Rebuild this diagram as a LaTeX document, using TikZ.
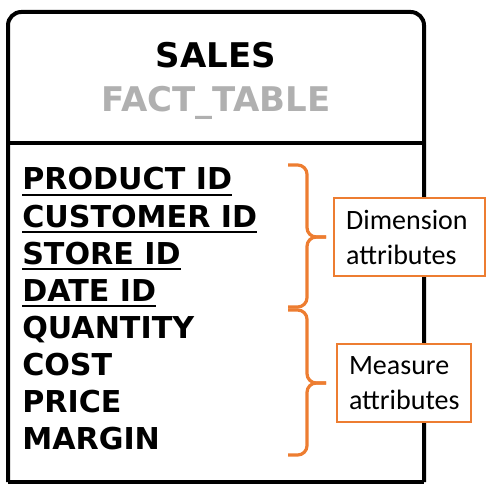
\documentclass[tikz,border=0pt]{standalone}
\usepackage{fontspec}
\setmainfont{DejaVu Sans}
\newfontfamily\labelfont{Carlito}
\definecolor{braceorange}{HTML}{ED7D31}
\definecolor{titlegray}{HTML}{B0B0B0}

\begin{document}
\begin{tikzpicture}[x=0.75pt, y=-0.75pt,
  title/.style = {anchor=base, inner sep=0pt,
    font=\bfseries\fontsize{25.5}{30}\selectfont},
  attr/.style = {anchor=base west, inner sep=0pt,
    font=\bfseries\fontsize{22.6}{27}\selectfont},
  keyline/.style = {line width=1.5pt},
  labelbox/.style = {draw=braceorange, line width=1.1pt, fill=white,
    align=left, inner xsep=9pt, minimum height=58.5pt,
    font=\labelfont\fontsize{21}{26.25}\selectfont},
  brace/.style = {draw=braceorange, line width=2.4pt, rounded corners=7pt}]
  \useasboundingbox (0,0) rectangle (491,495);

  % table frame
  \draw[line width=3pt, line cap=square, rounded corners=10pt]
    (8,482) -- (8,12) -- (424,12) -- (424,482);
  \draw[line width=3pt, line cap=square] (8,482) -- (424,482);
  \draw[line width=3pt] (8,143) -- (424,143);

  \node[title] (sales) at (216,68) {SALES};
  \node[title, text=titlegray] (facttable) at (216,112) {FACT\_TABLE};

  % attributes
  \node[attr] (prodid)   at (22,190) {PRODUCT ID};
  \node[attr] (custid)   at (22,227) {CUSTOMER ID};
  \node[attr] (storeid)  at (22,264) {STORE ID};
  \node[attr] (dateid)   at (22,301) {DATE ID};
  \node[attr] (quantity) at (22,338) {QUANTITY};
  \node[attr] (cost)     at (22,375) {COST};
  \node[attr] (price)    at (22,412) {PRICE};
  \node[attr] (margin)   at (22,449) {MARGIN};
  \foreach \n in {prodid,custid,storeid,dateid}
    \draw[keyline] ([yshift=-3.5pt]\n.base west) -- ([yshift=-3.5pt]\n.base east);

  % braces
  \draw[brace] (288,165) -- (307,165) -- (307,237) -- (326,237);
  \draw[brace] (288,307) -- (307,307) -- (307,237) -- (326,237);
  \draw[brace] (288,310) -- (307,310) -- (307,383) -- (326,383);
  \draw[brace] (288,455) -- (307,455) -- (307,383) -- (326,383);

  \node[labelbox, text width=95pt] (dimension) at (409.5,237) {Dimension\\attributes};
  \node[labelbox, text width=82.5pt] (measure) at (404,383) {Measure\\attributes};
\end{tikzpicture}
\end{document}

┄┄┄┄┄┄

Task details: Without any pictures, reproduce the lines from the first one in the material through the line that has "-- ([yshift=-3.5pt]\n.base east);", exactly as they appear.

Output for this task:
Rebuild this diagram as a LaTeX document, using TikZ.
\documentclass[tikz,border=0pt]{standalone}
\usepackage{fontspec}
\setmainfont{DejaVu Sans}
\newfontfamily\labelfont{Carlito}
\definecolor{braceorange}{HTML}{ED7D31}
\definecolor{titlegray}{HTML}{B0B0B0}

\begin{document}
\begin{tikzpicture}[x=0.75pt, y=-0.75pt,
  title/.style = {anchor=base, inner sep=0pt,
    font=\bfseries\fontsize{25.5}{30}\selectfont},
  attr/.style = {anchor=base west, inner sep=0pt,
    font=\bfseries\fontsize{22.6}{27}\selectfont},
  keyline/.style = {line width=1.5pt},
  labelbox/.style = {draw=braceorange, line width=1.1pt, fill=white,
    align=left, inner xsep=9pt, minimum height=58.5pt,
    font=\labelfont\fontsize{21}{26.25}\selectfont},
  brace/.style = {draw=braceorange, line width=2.4pt, rounded corners=7pt}]
  \useasboundingbox (0,0) rectangle (491,495);

  % table frame
  \draw[line width=3pt, line cap=square, rounded corners=10pt]
    (8,482) -- (8,12) -- (424,12) -- (424,482);
  \draw[line width=3pt, line cap=square] (8,482) -- (424,482);
  \draw[line width=3pt] (8,143) -- (424,143);

  \node[title] (sales) at (216,68) {SALES};
  \node[title, text=titlegray] (facttable) at (216,112) {FACT\_TABLE};

  % attributes
  \node[attr] (prodid)   at (22,190) {PRODUCT ID};
  \node[attr] (custid)   at (22,227) {CUSTOMER ID};
  \node[attr] (storeid)  at (22,264) {STORE ID};
  \node[attr] (dateid)   at (22,301) {DATE ID};
  \node[attr] (quantity) at (22,338) {QUANTITY};
  \node[attr] (cost)     at (22,375) {COST};
  \node[attr] (price)    at (22,412) {PRICE};
  \node[attr] (margin)   at (22,449) {MARGIN};
  \foreach \n in {prodid,custid,storeid,dateid}
    \draw[keyline] ([yshift=-3.5pt]\n.base west) -- ([yshift=-3.5pt]\n.base east);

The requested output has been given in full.